╔══

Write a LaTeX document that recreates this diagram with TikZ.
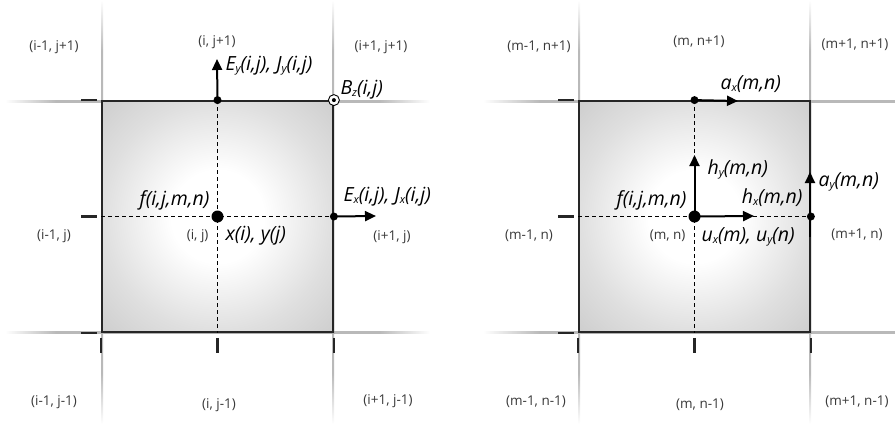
\documentclass[tikz,border=0pt]{standalone}
\usepackage{fontspec}
\setmainfont{Open Sans}
\usepackage{xcolor}
\usetikzlibrary{arrows.meta,positioning,shadows}

% grid lines fade out at both ends
\pgfdeclarehorizontalshading{gridfade}{100bp}{color(0bp)=(white); color(25bp)=(white);
  color(31bp)=(gray!55); color(69bp)=(gray!55); color(75bp)=(white); color(100bp)=(white)}
% cell fill: white centre, grey rim
\pgfdeclareradialshading{cellglow}{\pgfpoint{0bp}{0bp}}{color(0bp)=(white); color(10bp)=(white);
  color(22bp)=(gray!20); color(25bp)=(gray!25); color(35bp)=(gray!38); color(50bp)=(gray!38)}
\newcommand{\lsub}[1]{\raisebox{-0.2ex}{\fontsize{11}{11}\selectfont #1}}

\begin{document}
\begin{tikzpicture}[
    x=1pt, y=-1pt,
    cell/.style={rectangle, draw=black!85, line width=1.8pt, minimum size=231pt,
                 inner sep=0pt, shading=cellglow,
                 drop shadow={opacity=0.18, shadow xshift=2pt, shadow yshift=-2pt}},
    axis/.style={dashed, line width=0.7pt, dash pattern=on 4pt off 3pt},
    tick/.style={line width=2.6pt, black!85},
    bigdot/.style={circle, fill=black, minimum size=12pt, inner sep=0pt},
    dot/.style={circle, fill=black, minimum size=8pt, inner sep=0pt},
    bz/.style={circle, draw, fill=white, line width=0.9pt, minimum size=11pt, inner sep=0pt,
               path picture={\fill[black] (path picture bounding box.center) circle (2pt);}},
    field/.style={line width=2pt, -{Triangle[length=11pt, width=10pt]}},
    idx/.style={font=\fontsize{13.5}{16}\selectfont, text=black!78},
    lbl/.style={font=\fontsize{19.5}{22}\selectfont\itshape}
]
\useasboundingbox (0,0) rectangle (895,424);

% grid lines
\shade[shading=gridfade] (5,100) rectangle (430,102.4);
\shade[shading=gridfade] (5,331) rectangle (430,333.4);
\shade[shading=gridfade, shading angle=90] (101,0) rectangle (103,424);
\shade[shading=gridfade, shading angle=90] (332,0) rectangle (334,424);
\shade[shading=gridfade] (483,100) rectangle (960,102.4);
\shade[shading=gridfade] (483,331) rectangle (960,333.4);
\shade[shading=gridfade, shading angle=90] (578,0) rectangle (580,424);
\shade[shading=gridfade, shading angle=90] (809,0) rectangle (811,424);

% ---------------- left cell: E, J, B ----------------
\node[cell] (cellL) at (217.5,216.5) {};
\draw[axis] (cellL.north) -- (cellL.south);
\draw[axis] (cellL.west) -- (cellL.east);

\draw[tick] ([xshift=-20pt]cellL.north west) -- ([xshift=-4pt]cellL.north west);
\draw[tick] ([xshift=-20pt]cellL.west) -- ([xshift=-4pt]cellL.west);
\draw[tick] ([xshift=-20pt]cellL.south west) -- ([xshift=-4pt]cellL.south west);
\draw[tick] ([yshift=-5pt]cellL.south west) -- ([yshift=-20pt]cellL.south west);
\draw[tick] ([yshift=-5pt]cellL.south) -- ([yshift=-20pt]cellL.south);
\draw[tick] ([yshift=-5pt]cellL.south east) -- ([yshift=-20pt]cellL.south east);

\node[bigdot] (cL) at (cellL.center) {};
\node[dot] (eyL) at (cellL.north) {};
\node[dot] (exL) at (cellL.east) {};
\node[bz] (bzL) at (cellL.north east) {};
\coordinate (eyL tip) at (217,59);
\coordinate (exL tip) at (376,216);
\draw[field] (eyL.center) -- (eyL tip);
\draw[field] (exL.center) -- (exL tip);

\node[lbl, anchor=west] (eyLbl) at (222,66) {E\lsub{y}(i,j), J\lsub{y}(i,j)};
\node[lbl, anchor=west] (bzLbl) at (337,90) {B\lsub{z}(i,j)};
\node[lbl, anchor=west] (exLbl) at (340,197) {E\lsub{x}(i,j), J\lsub{x}(i,j)};
\node[lbl, anchor=east] (fL) at (213,200) {f(i,j,m,n)};
\node[lbl, anchor=west] (xyL) at (222,236) {x(i), y(j)};
\node[idx, anchor=east] (ijL) at (212,236) {(i, j)};

\node[idx] (nwL) at (54,47) {(i-1, j+1)};
\node[idx] (nL) at (217,42) {(i, j+1)};
\node[idx] (neL) at (381,47) {(i+1, j+1)};
\node[idx] (wL) at (54,236) {(i-1, j)};
\node[idx] (eL) at (392,237) {(i+1, j)};
\node[idx] (swL) at (54,402) {(i-1, j-1)};
\node[idx] (sL) at (219,405) {(i, j-1)};
\node[idx] (seL) at (388,401) {(i+1, j-1)};

% ---------------- right cell: a, h, u ----------------
\node[cell] (cellR) at (694.5,216.5) {};
\draw[axis] (cellR.north) -- (cellR.south);
\draw[axis] (cellR.west) -- (cellR.east);

\draw[tick] ([xshift=-20pt]cellR.north west) -- ([xshift=-4pt]cellR.north west);
\draw[tick] ([xshift=-20pt]cellR.west) -- ([xshift=-4pt]cellR.west);
\draw[tick] ([xshift=-20pt]cellR.south west) -- ([xshift=-4pt]cellR.south west);
\draw[tick] ([yshift=-5pt]cellR.south west) -- ([yshift=-20pt]cellR.south west);
\draw[tick] ([yshift=-5pt]cellR.south) -- ([yshift=-20pt]cellR.south);
\draw[tick] ([yshift=-5pt]cellR.south east) -- ([yshift=-20pt]cellR.south east);

\node[bigdot] (cR) at (cellR.center) {};
\node[dot] (axR) at (cellR.north) {};
\node[dot] (ayR) at (cellR.east) {};
\coordinate (axR tip) at (738,101);
\coordinate (hyR tip) at (694.5,155);
\coordinate (hxR tip) at (754,216);
\coordinate (ayR base) at (810,237);
\coordinate (ayR tip) at (810,172);
\draw[field] (axR.center) -- (axR tip);
\draw[field] (cR.center) -- (hyR tip);
\draw[field] (cR.center) -- (hxR tip);
\draw[field] (ayR base) -- (ayR tip);

\node[lbl, anchor=west] (axLbl) at (717,84) {a\lsub{x}(m,n)};
\node[lbl, anchor=west] (hyLbl) at (704,169) {h\lsub{y}(m,n)};
\node[lbl, anchor=east] (hxLbl) at (806,198) {h\lsub{x}(m,n)};
\node[lbl, anchor=west] (ayLbl) at (815,182) {a\lsub{y}(m,n)};
\node[lbl, anchor=east] (fR) at (690,200) {f(i,j,m,n)};
\node[lbl, anchor=west] (uR) at (698,237) {u\lsub{x}(m), u\lsub{y}(n)};
\node[idx, anchor=east] (mnR) at (689,236) {(m, n)};

\node[idx] (nwR) at (539,47) {(m-1, n+1)};
\node[idx] (nR) at (699,42) {(m, n+1)};
\node[idx] (neR) at (855,45) {(m+1, n+1)};
\node[idx] (wR) at (529,236) {(m-1, n)};
\node[idx] (eR) at (857,235) {(m+1, n)};
\node[idx] (swR) at (536,402) {(m-1, n-1)};
\node[idx] (sR) at (700,405) {(m, n-1)};
\node[idx] (seR) at (857,402) {(m+1, n-1)};
\end{tikzpicture}
\end{document}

╚══

WHAT YOU HAVE TO DO. Extract all the data above exactly, excluding every picture.

WORKED SOLUTION.
Write a LaTeX document that recreates this diagram with TikZ.
\documentclass[tikz,border=0pt]{standalone}
\usepackage{fontspec}
\setmainfont{Open Sans}
\usepackage{xcolor}
\usetikzlibrary{arrows.meta,positioning,shadows}

% grid lines fade out at both ends
\pgfdeclarehorizontalshading{gridfade}{100bp}{color(0bp)=(white); color(25bp)=(white);
  color(31bp)=(gray!55); color(69bp)=(gray!55); color(75bp)=(white); color(100bp)=(white)}
% cell fill: white centre, grey rim
\pgfdeclareradialshading{cellglow}{\pgfpoint{0bp}{0bp}}{color(0bp)=(white); color(10bp)=(white);
  color(22bp)=(gray!20); color(25bp)=(gray!25); color(35bp)=(gray!38); color(50bp)=(gray!38)}
\newcommand{\lsub}[1]{\raisebox{-0.2ex}{\fontsize{11}{11}\selectfont #1}}

\begin{document}
\begin{tikzpicture}[
    x=1pt, y=-1pt,
    cell/.style={rectangle, draw=black!85, line width=1.8pt, minimum size=231pt,
                 inner sep=0pt, shading=cellglow,
                 drop shadow={opacity=0.18, shadow xshift=2pt, shadow yshift=-2pt}},
    axis/.style={dashed, line width=0.7pt, dash pattern=on 4pt off 3pt},
    tick/.style={line width=2.6pt, black!85},
    bigdot/.style={circle, fill=black, minimum size=12pt, inner sep=0pt},
    dot/.style={circle, fill=black, minimum size=8pt, inner sep=0pt},
    bz/.style={circle, draw, fill=white, line width=0.9pt, minimum size=11pt, inner sep=0pt,
               path picture={\fill[black] (path picture bounding box.center) circle (2pt);}},
    field/.style={line width=2pt, -{Triangle[length=11pt, width=10pt]}},
    idx/.style={font=\fontsize{13.5}{16}\selectfont, text=black!78},
    lbl/.style={font=\fontsize{19.5}{22}\selectfont\itshape}
]
\useasboundingbox (0,0) rectangle (895,424);

% grid lines
\shade[shading=gridfade] (5,100) rectangle (430,102.4);
\shade[shading=gridfade] (5,331) rectangle (430,333.4);
\shade[shading=gridfade, shading angle=90] (101,0) rectangle (103,424);
\shade[shading=gridfade, shading angle=90] (332,0) rectangle (334,424);
\shade[shading=gridfade] (483,100) rectangle (960,102.4);
\shade[shading=gridfade] (483,331) rectangle (960,333.4);
\shade[shading=gridfade, shading angle=90] (578,0) rectangle (580,424);
\shade[shading=gridfade, shading angle=90] (809,0) rectangle (811,424);

% ---------------- left cell: E, J, B ----------------
\node[cell] (cellL) at (217.5,216.5) {};
\draw[axis] (cellL.north) -- (cellL.south);
\draw[axis] (cellL.west) -- (cellL.east);

\draw[tick] ([xshift=-20pt]cellL.north west) -- ([xshift=-4pt]cellL.north west);
\draw[tick] ([xshift=-20pt]cellL.west) -- ([xshift=-4pt]cellL.west);
\draw[tick] ([xshift=-20pt]cellL.south west) -- ([xshift=-4pt]cellL.south west);
\draw[tick] ([yshift=-5pt]cellL.south west) -- ([yshift=-20pt]cellL.south west);
\draw[tick] ([yshift=-5pt]cellL.south) -- ([yshift=-20pt]cellL.south);
\draw[tick] ([yshift=-5pt]cellL.south east) -- ([yshift=-20pt]cellL.south east);

\node[bigdot] (cL) at (cellL.center) {};
\node[dot] (eyL) at (cellL.north) {};
\node[dot] (exL) at (cellL.east) {};
\node[bz] (bzL) at (cellL.north east) {};
\coordinate (eyL tip) at (217,59);
\coordinate (exL tip) at (376,216);
\draw[field] (eyL.center) -- (eyL tip);
\draw[field] (exL.center) -- (exL tip);

\node[lbl, anchor=west] (eyLbl) at (222,66) {E\lsub{y}(i,j), J\lsub{y}(i,j)};
\node[lbl, anchor=west] (bzLbl) at (337,90) {B\lsub{z}(i,j)};
\node[lbl, anchor=west] (exLbl) at (340,197) {E\lsub{x}(i,j), J\lsub{x}(i,j)};
\node[lbl, anchor=east] (fL) at (213,200) {f(i,j,m,n)};
\node[lbl, anchor=west] (xyL) at (222,236) {x(i), y(j)};
\node[idx, anchor=east] (ijL) at (212,236) {(i, j)};

\node[idx] (nwL) at (54,47) {(i-1, j+1)};
\node[idx] (nL) at (217,42) {(i, j+1)};
\node[idx] (neL) at (381,47) {(i+1, j+1)};
\node[idx] (wL) at (54,236) {(i-1, j)};
\node[idx] (eL) at (392,237) {(i+1, j)};
\node[idx] (swL) at (54,402) {(i-1, j-1)};
\node[idx] (sL) at (219,405) {(i, j-1)};
\node[idx] (seL) at (388,401) {(i+1, j-1)};

% ---------------- right cell: a, h, u ----------------
\node[cell] (cellR) at (694.5,216.5) {};
\draw[axis] (cellR.north) -- (cellR.south);
\draw[axis] (cellR.west) -- (cellR.east);

\draw[tick] ([xshift=-20pt]cellR.north west) -- ([xshift=-4pt]cellR.north west);
\draw[tick] ([xshift=-20pt]cellR.west) -- ([xshift=-4pt]cellR.west);
\draw[tick] ([xshift=-20pt]cellR.south west) -- ([xshift=-4pt]cellR.south west);
\draw[tick] ([yshift=-5pt]cellR.south west) -- ([yshift=-20pt]cellR.south west);
\draw[tick] ([yshift=-5pt]cellR.south) -- ([yshift=-20pt]cellR.south);
\draw[tick] ([yshift=-5pt]cellR.south east) -- ([yshift=-20pt]cellR.south east);

\node[bigdot] (cR) at (cellR.center) {};
\node[dot] (axR) at (cellR.north) {};
\node[dot] (ayR) at (cellR.east) {};
\coordinate (axR tip) at (738,101);
\coordinate (hyR tip) at (694.5,155);
\coordinate (hxR tip) at (754,216);
\coordinate (ayR base) at (810,237);
\coordinate (ayR tip) at (810,172);
\draw[field] (axR.center) -- (axR tip);
\draw[field] (cR.center) -- (hyR tip);
\draw[field] (cR.center) -- (hxR tip);
\draw[field] (ayR base) -- (ayR tip);

\node[lbl, anchor=west] (axLbl) at (717,84) {a\lsub{x}(m,n)};
\node[lbl, anchor=west] (hyLbl) at (704,169) {h\lsub{y}(m,n)};
\node[lbl, anchor=east] (hxLbl) at (806,198) {h\lsub{x}(m,n)};
\node[lbl, anchor=west] (ayLbl) at (815,182) {a\lsub{y}(m,n)};
\node[lbl, anchor=east] (fR) at (690,200) {f(i,j,m,n)};
\node[lbl, anchor=west] (uR) at (698,237) {u\lsub{x}(m), u\lsub{y}(n)};
\node[idx, anchor=east] (mnR) at (689,236) {(m, n)};

\node[idx] (nwR) at (539,47) {(m-1, n+1)};
\node[idx] (nR) at (699,42) {(m, n+1)};
\node[idx] (neR) at (855,45) {(m+1, n+1)};
\node[idx] (wR) at (529,236) {(m-1, n)};
\node[idx] (eR) at (857,235) {(m+1, n)};
\node[idx] (swR) at (536,402) {(m-1, n-1)};
\node[idx] (sR) at (700,405) {(m, n-1)};
\node[idx] (seR) at (857,402) {(m+1, n-1)};
\end{tikzpicture}
\end{document}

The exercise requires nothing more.